◆ **WHAT IS BEING ASKED**: Copy the material that follows word for word and omit its pictures.

◆ **INFORMATION SHOWN**:
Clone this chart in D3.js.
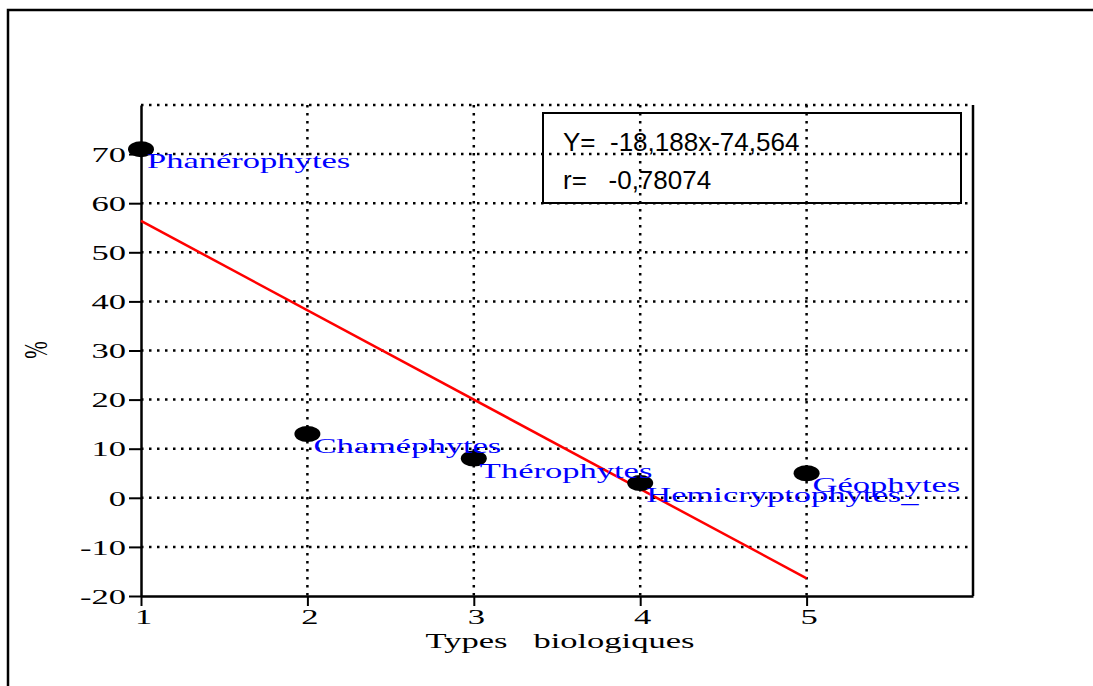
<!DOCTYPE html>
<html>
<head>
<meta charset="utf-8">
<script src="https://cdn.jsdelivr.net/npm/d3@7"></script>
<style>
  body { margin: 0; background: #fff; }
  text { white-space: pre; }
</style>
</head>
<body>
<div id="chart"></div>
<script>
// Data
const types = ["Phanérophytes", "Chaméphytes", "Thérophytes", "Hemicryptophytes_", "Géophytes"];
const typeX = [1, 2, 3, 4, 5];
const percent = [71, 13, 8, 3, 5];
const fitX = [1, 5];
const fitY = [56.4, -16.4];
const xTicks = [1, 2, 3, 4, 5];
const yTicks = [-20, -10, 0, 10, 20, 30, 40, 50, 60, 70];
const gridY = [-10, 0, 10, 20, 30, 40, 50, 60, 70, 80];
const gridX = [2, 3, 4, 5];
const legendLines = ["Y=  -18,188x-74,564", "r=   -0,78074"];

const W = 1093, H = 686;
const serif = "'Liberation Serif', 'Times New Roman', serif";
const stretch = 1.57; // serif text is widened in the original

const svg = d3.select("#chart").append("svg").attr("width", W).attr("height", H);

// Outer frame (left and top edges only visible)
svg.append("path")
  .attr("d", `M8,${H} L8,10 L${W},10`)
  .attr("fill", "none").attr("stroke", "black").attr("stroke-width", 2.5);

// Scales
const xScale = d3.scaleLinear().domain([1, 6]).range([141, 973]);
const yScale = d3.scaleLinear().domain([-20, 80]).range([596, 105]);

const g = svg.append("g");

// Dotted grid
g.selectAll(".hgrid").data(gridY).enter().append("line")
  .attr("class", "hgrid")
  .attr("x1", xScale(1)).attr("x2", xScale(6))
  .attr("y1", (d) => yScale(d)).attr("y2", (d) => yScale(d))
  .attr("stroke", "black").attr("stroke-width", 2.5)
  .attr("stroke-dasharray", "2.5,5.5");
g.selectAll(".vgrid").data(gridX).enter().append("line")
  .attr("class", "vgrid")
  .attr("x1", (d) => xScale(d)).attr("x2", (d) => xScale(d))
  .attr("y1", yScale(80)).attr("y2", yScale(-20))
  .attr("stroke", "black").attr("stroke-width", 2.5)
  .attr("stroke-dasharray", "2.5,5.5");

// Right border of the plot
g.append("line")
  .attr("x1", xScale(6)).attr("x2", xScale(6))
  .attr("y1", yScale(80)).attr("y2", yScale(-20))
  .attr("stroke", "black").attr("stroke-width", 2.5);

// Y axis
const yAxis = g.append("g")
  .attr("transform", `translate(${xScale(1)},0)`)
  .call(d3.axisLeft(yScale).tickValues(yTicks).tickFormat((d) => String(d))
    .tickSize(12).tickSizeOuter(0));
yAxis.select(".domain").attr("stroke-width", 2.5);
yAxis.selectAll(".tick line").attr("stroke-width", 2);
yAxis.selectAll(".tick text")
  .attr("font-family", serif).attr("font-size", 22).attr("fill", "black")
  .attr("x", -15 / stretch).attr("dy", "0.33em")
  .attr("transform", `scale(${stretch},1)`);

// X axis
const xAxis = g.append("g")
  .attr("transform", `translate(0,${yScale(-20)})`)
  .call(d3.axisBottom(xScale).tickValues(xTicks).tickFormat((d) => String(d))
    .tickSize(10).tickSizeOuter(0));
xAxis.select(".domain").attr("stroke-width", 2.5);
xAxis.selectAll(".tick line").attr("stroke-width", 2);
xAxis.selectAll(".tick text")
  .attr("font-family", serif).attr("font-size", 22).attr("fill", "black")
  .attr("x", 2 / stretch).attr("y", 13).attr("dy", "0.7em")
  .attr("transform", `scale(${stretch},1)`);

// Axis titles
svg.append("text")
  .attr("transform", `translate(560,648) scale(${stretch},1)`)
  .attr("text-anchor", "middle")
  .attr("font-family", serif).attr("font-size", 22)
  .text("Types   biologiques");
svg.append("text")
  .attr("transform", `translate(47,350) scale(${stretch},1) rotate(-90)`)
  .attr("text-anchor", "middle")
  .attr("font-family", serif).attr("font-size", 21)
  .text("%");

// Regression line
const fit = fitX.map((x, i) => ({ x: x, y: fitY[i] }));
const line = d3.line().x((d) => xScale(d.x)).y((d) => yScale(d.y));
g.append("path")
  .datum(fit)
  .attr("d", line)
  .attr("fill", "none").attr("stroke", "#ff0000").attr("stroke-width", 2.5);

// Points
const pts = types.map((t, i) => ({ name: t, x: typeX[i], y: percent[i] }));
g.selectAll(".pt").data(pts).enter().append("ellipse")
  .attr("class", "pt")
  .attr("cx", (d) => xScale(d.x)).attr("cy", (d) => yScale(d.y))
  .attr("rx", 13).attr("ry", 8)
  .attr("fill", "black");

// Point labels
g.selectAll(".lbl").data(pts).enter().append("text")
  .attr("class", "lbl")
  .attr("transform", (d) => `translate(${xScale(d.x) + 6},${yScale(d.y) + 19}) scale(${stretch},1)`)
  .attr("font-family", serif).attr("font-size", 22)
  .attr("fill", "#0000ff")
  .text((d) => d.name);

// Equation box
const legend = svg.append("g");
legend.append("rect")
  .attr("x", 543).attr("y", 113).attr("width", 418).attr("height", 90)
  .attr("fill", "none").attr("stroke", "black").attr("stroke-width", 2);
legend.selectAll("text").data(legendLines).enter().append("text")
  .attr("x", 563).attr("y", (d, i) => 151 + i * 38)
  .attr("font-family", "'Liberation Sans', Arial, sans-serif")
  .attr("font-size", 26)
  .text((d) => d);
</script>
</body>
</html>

◆ **TASK SOLUTION**:
Clone this chart in D3.js.
<!DOCTYPE html>
<html>
<head>
<meta charset="utf-8">
<script src="https://cdn.jsdelivr.net/npm/d3@7"></script>
<style>
  body { margin: 0; background: #fff; }
  text { white-space: pre; }
</style>
</head>
<body>
<div id="chart"></div>
<script>
// Data
const types = ["Phanérophytes", "Chaméphytes", "Thérophytes", "Hemicryptophytes_", "Géophytes"];
const typeX = [1, 2, 3, 4, 5];
const percent = [71, 13, 8, 3, 5];
const fitX = [1, 5];
const fitY = [56.4, -16.4];
const xTicks = [1, 2, 3, 4, 5];
const yTicks = [-20, -10, 0, 10, 20, 30, 40, 50, 60, 70];
const gridY = [-10, 0, 10, 20, 30, 40, 50, 60, 70, 80];
const gridX = [2, 3, 4, 5];
const legendLines = ["Y=  -18,188x-74,564", "r=   -0,78074"];

const W = 1093, H = 686;
const serif = "'Liberation Serif', 'Times New Roman', serif";
const stretch = 1.57; // serif text is widened in the original

const svg = d3.select("#chart").append("svg").attr("width", W).attr("height", H);

// Outer frame (left and top edges only visible)
svg.append("path")
  .attr("d", `M8,${H} L8,10 L${W},10`)
  .attr("fill", "none").attr("stroke", "black").attr("stroke-width", 2.5);

// Scales
const xScale = d3.scaleLinear().domain([1, 6]).range([141, 973]);
const yScale = d3.scaleLinear().domain([-20, 80]).range([596, 105]);

const g = svg.append("g");

// Dotted grid
g.selectAll(".hgrid").data(gridY).enter().append("line")
  .attr("class", "hgrid")
  .attr("x1", xScale(1)).attr("x2", xScale(6))
  .attr("y1", (d) => yScale(d)).attr("y2", (d) => yScale(d))
  .attr("stroke", "black").attr("stroke-width", 2.5)
  .attr("stroke-dasharray", "2.5,5.5");
g.selectAll(".vgrid").data(gridX).enter().append("line")
  .attr("class", "vgrid")
  .attr("x1", (d) => xScale(d)).attr("x2", (d) => xScale(d))
  .attr("y1", yScale(80)).attr("y2", yScale(-20))
  .attr("stroke", "black").attr("stroke-width", 2.5)
  .attr("stroke-dasharray", "2.5,5.5");

// Right border of the plot
g.append("line")
  .attr("x1", xScale(6)).attr("x2", xScale(6))
  .attr("y1", yScale(80)).attr("y2", yScale(-20))
  .attr("stroke", "black").attr("stroke-width", 2.5);

// Y axis
const yAxis = g.append("g")
  .attr("transform", `translate(${xScale(1)},0)`)
  .call(d3.axisLeft(yScale).tickValues(yTicks).tickFormat((d) => String(d))
    .tickSize(12).tickSizeOuter(0));
yAxis.select(".domain").attr("stroke-width", 2.5);
yAxis.selectAll(".tick line").attr("stroke-width", 2);
yAxis.selectAll(".tick text")
  .attr("font-family", serif).attr("font-size", 22).attr("fill", "black")
  .attr("x", -15 / stretch).attr("dy", "0.33em")
  .attr("transform", `scale(${stretch},1)`);

// X axis
const xAxis = g.append("g")
  .attr("transform", `translate(0,${yScale(-20)})`)
  .call(d3.axisBottom(xScale).tickValues(xTicks).tickFormat((d) => String(d))
    .tickSize(10).tickSizeOuter(0));
xAxis.select(".domain").attr("stroke-width", 2.5);
xAxis.selectAll(".tick line").attr("stroke-width", 2);
xAxis.selectAll(".tick text")
  .attr("font-family", serif).attr("font-size", 22).attr("fill", "black")
  .attr("x", 2 / stretch).attr("y", 13).attr("dy", "0.7em")
  .attr("transform", `scale(${stretch},1)`);

// Axis titles
svg.append("text")
  .attr("transform", `translate(560,648) scale(${stretch},1)`)
  .attr("text-anchor", "middle")
  .attr("font-family", serif).attr("font-size", 22)
  .text("Types   biologiques");
svg.append("text")
  .attr("transform", `translate(47,350) scale(${stretch},1) rotate(-90)`)
  .attr("text-anchor", "middle")
  .attr("font-family", serif).attr("font-size", 21)
  .text("%");

// Regression line
const fit = fitX.map((x, i) => ({ x: x, y: fitY[i] }));
const line = d3.line().x((d) => xScale(d.x)).y((d) => yScale(d.y));
g.append("path")
  .datum(fit)
  .attr("d", line)
  .attr("fill", "none").attr("stroke", "#ff0000").attr("stroke-width", 2.5);

// Points
const pts = types.map((t, i) => ({ name: t, x: typeX[i], y: percent[i] }));
g.selectAll(".pt").data(pts).enter().append("ellipse")
  .attr("class", "pt")
  .attr("cx", (d) => xScale(d.x)).attr("cy", (d) => yScale(d.y))
  .attr("rx", 13).attr("ry", 8)
  .attr("fill", "black");

// Point labels
g.selectAll(".lbl").data(pts).enter().append("text")
  .attr("class", "lbl")
  .attr("transform", (d) => `translate(${xScale(d.x) + 6},${yScale(d.y) + 19}) scale(${stretch},1)`)
  .attr("font-family", serif).attr("font-size", 22)
  .attr("fill", "#0000ff")
  .text((d) => d.name);

// Equation box
const legend = svg.append("g");
legend.append("rect")
  .attr("x", 543).attr("y", 113).attr("width", 418).attr("height", 90)
  .attr("fill", "none").attr("stroke", "black").attr("stroke-width", 2);
legend.selectAll("text").data(legendLines).enter().append("text")
  .attr("x", 563).attr("y", (d, i) => 151 + i * 38)
  .attr("font-family", "'Liberation Sans', Arial, sans-serif")
  .attr("font-size", 26)
  .text((d) => d);
</script>
</body>
</html>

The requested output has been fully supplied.